■ EXERCISE DETAILS
Copy everything in the listing below word for word, apart from any images.

(Records with drawing code)
──────

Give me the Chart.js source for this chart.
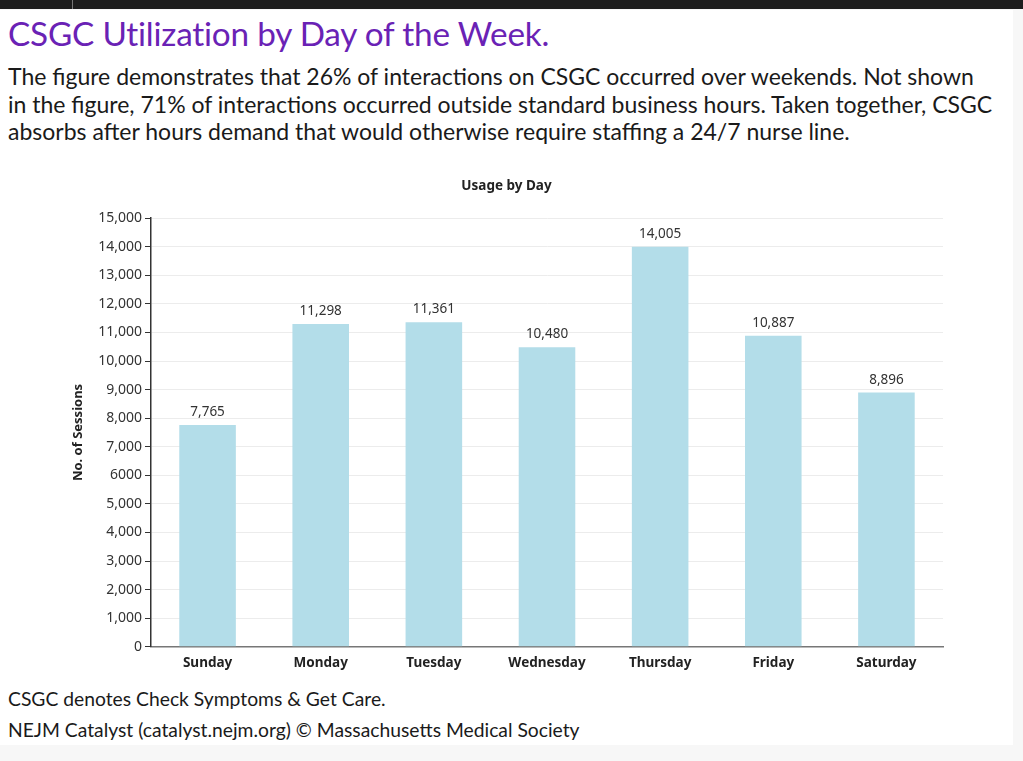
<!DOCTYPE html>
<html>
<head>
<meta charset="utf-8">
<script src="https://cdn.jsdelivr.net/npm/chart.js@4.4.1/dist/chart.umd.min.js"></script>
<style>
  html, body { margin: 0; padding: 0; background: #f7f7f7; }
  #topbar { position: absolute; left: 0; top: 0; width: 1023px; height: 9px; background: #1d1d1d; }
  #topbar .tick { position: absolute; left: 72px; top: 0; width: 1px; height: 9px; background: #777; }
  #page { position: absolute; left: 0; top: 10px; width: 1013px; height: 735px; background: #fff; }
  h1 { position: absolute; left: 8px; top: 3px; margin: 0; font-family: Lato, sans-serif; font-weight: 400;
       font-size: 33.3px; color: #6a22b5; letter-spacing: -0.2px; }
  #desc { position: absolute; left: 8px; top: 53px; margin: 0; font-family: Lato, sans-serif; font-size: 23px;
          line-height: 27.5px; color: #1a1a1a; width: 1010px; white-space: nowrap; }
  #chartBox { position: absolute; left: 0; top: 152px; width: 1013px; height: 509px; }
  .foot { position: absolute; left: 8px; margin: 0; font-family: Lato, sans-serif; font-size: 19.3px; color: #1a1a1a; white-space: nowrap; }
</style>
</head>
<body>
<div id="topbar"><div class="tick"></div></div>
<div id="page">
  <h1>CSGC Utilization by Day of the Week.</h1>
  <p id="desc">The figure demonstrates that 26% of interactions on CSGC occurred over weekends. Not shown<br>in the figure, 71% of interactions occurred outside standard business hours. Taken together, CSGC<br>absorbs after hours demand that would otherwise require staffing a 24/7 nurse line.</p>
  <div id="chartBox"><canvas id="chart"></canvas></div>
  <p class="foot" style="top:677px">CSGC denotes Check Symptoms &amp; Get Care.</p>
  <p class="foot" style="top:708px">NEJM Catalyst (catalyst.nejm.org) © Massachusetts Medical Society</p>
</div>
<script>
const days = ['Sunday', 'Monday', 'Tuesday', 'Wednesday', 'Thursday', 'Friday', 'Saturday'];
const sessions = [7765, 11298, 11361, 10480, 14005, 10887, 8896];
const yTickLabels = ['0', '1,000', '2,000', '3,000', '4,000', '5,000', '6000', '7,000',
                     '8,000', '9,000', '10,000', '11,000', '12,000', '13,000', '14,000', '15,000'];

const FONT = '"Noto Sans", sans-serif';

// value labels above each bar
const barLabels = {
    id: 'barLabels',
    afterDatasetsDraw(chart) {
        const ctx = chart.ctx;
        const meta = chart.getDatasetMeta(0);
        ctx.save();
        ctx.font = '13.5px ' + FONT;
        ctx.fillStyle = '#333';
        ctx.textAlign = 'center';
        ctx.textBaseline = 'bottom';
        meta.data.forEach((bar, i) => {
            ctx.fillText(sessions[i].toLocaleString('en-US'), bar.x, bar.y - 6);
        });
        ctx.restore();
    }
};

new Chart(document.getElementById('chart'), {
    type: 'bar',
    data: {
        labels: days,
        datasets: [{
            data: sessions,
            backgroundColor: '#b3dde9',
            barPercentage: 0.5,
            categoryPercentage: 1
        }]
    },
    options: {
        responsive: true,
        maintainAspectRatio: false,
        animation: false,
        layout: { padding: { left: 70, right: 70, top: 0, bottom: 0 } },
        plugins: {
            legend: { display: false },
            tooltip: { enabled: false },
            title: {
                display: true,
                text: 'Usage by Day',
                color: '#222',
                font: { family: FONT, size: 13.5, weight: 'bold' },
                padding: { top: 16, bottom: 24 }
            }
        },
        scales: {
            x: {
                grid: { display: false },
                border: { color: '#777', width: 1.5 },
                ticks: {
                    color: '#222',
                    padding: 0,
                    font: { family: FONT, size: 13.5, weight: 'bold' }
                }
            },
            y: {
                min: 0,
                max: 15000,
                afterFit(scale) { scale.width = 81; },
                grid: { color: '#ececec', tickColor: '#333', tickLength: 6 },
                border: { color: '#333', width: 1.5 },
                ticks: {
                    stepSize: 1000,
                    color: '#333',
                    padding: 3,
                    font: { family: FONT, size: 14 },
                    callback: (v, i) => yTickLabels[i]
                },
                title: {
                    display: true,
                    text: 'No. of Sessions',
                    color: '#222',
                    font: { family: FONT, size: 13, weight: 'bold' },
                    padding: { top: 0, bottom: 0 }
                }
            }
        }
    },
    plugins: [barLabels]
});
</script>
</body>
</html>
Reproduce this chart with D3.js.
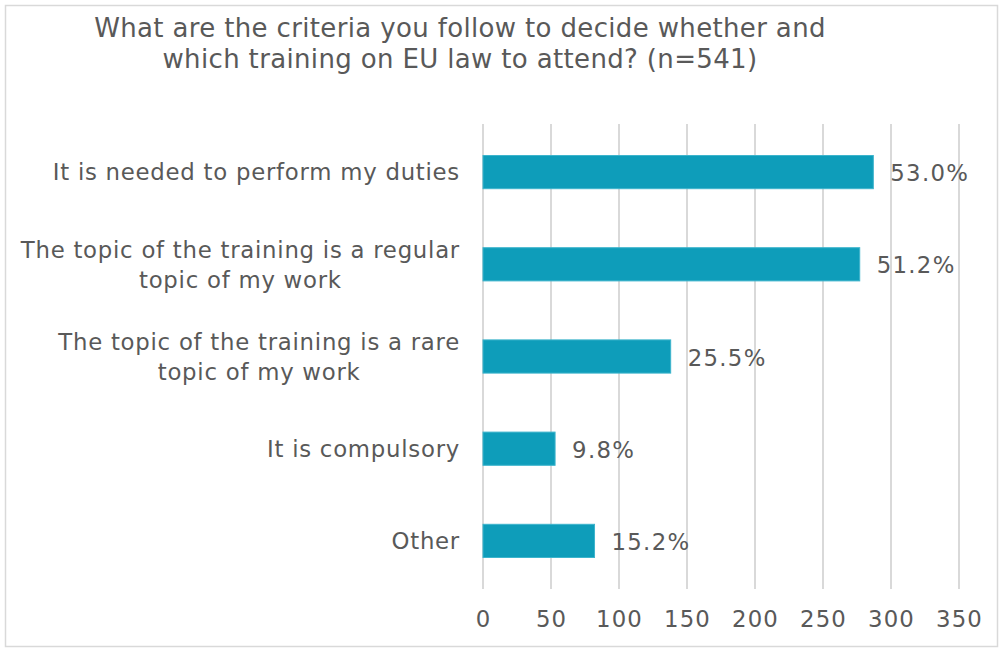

──────

■ SOLUTION FOR THIS PROBLEM
Give me the Chart.js source for this chart.
<!DOCTYPE html>
<html>
<head>
<meta charset="utf-8">
<script src="https://cdn.jsdelivr.net/npm/chart.js@4.4.1/dist/chart.umd.min.js"></script>
<style>
  html, body { margin: 0; padding: 0; background: #f7f7f7; }
  #topbar { position: absolute; left: 0; top: 0; width: 1023px; height: 9px; background: #1d1d1d; }
  #topbar .tick { position: absolute; left: 72px; top: 0; width: 1px; height: 9px; background: #777; }
  #page { position: absolute; left: 0; top: 10px; width: 1013px; height: 735px; background: #fff; }
  h1 { position: absolute; left: 8px; top: 3px; margin: 0; font-family: Lato, sans-serif; font-weight: 400;
       font-size: 33.3px; color: #6a22b5; letter-spacing: -0.2px; }
  #desc { position: absolute; left: 8px; top: 53px; margin: 0; font-family: Lato, sans-serif; font-size: 23px;
          line-height: 27.5px; color: #1a1a1a; width: 1010px; white-space: nowrap; }
  #chartBox { position: absolute; left: 0; top: 152px; width: 1013px; height: 509px; }
  .foot { position: absolute; left: 8px; margin: 0; font-family: Lato, sans-serif; font-size: 19.3px; color: #1a1a1a; white-space: nowrap; }
</style>
</head>
<body>
<div id="topbar"><div class="tick"></div></div>
<div id="page">
  <h1>CSGC Utilization by Day of the Week.</h1>
  <p id="desc">The figure demonstrates that 26% of interactions on CSGC occurred over weekends. Not shown<br>in the figure, 71% of interactions occurred outside standard business hours. Taken together, CSGC<br>absorbs after hours demand that would otherwise require staffing a 24/7 nurse line.</p>
  <div id="chartBox"><canvas id="chart"></canvas></div>
  <p class="foot" style="top:677px">CSGC denotes Check Symptoms &amp; Get Care.</p>
  <p class="foot" style="top:708px">NEJM Catalyst (catalyst.nejm.org) © Massachusetts Medical Society</p>
</div>
<script>
const days = ['Sunday', 'Monday', 'Tuesday', 'Wednesday', 'Thursday', 'Friday', 'Saturday'];
const sessions = [7765, 11298, 11361, 10480, 14005, 10887, 8896];
const yTickLabels = ['0', '1,000', '2,000', '3,000', '4,000', '5,000', '6000', '7,000',
                     '8,000', '9,000', '10,000', '11,000', '12,000', '13,000', '14,000', '15,000'];

const FONT = '"Noto Sans", sans-serif';

// value labels above each bar
const barLabels = {
    id: 'barLabels',
    afterDatasetsDraw(chart) {
        const ctx = chart.ctx;
        const meta = chart.getDatasetMeta(0);
        ctx.save();
        ctx.font = '13.5px ' + FONT;
        ctx.fillStyle = '#333';
        ctx.textAlign = 'center';
        ctx.textBaseline = 'bottom';
        meta.data.forEach((bar, i) => {
            ctx.fillText(sessions[i].toLocaleString('en-US'), bar.x, bar.y - 6);
        });
        ctx.restore();
    }
};

new Chart(document.getElementById('chart'), {
    type: 'bar',
    data: {
        labels: days,
        datasets: [{
            data: sessions,
            backgroundColor: '#b3dde9',
            barPercentage: 0.5,
            categoryPercentage: 1
        }]
    },
    options: {
        responsive: true,
        maintainAspectRatio: false,
        animation: false,
        layout: { padding: { left: 70, right: 70, top: 0, bottom: 0 } },
        plugins: {
            legend: { display: false },
            tooltip: { enabled: false },
            title: {
                display: true,
                text: 'Usage by Day',
                color: '#222',
                font: { family: FONT, size: 13.5, weight: 'bold' },
                padding: { top: 16, bottom: 24 }
            }
        },
        scales: {
            x: {
                grid: { display: false },
                border: { color: '#777', width: 1.5 },
                ticks: {
                    color: '#222',
                    padding: 0,
                    font: { family: FONT, size: 13.5, weight: 'bold' }
                }
            },
            y: {
                min: 0,
                max: 15000,
                afterFit(scale) { scale.width = 81; },
                grid: { color: '#ececec', tickColor: '#333', tickLength: 6 },
                border: { color: '#333', width: 1.5 },
                ticks: {
                    stepSize: 1000,
                    color: '#333',
                    padding: 3,
                    font: { family: FONT, size: 14 },
                    callback: (v, i) => yTickLabels[i]
                },
                title: {
                    display: true,
                    text: 'No. of Sessions',
                    color: '#222',
                    font: { family: FONT, size: 13, weight: 'bold' },
                    padding: { top: 0, bottom: 0 }
                }
            }
        }
    },
    plugins: [barLabels]
});
</script>
</body>
</html>
Reproduce this chart with D3.js.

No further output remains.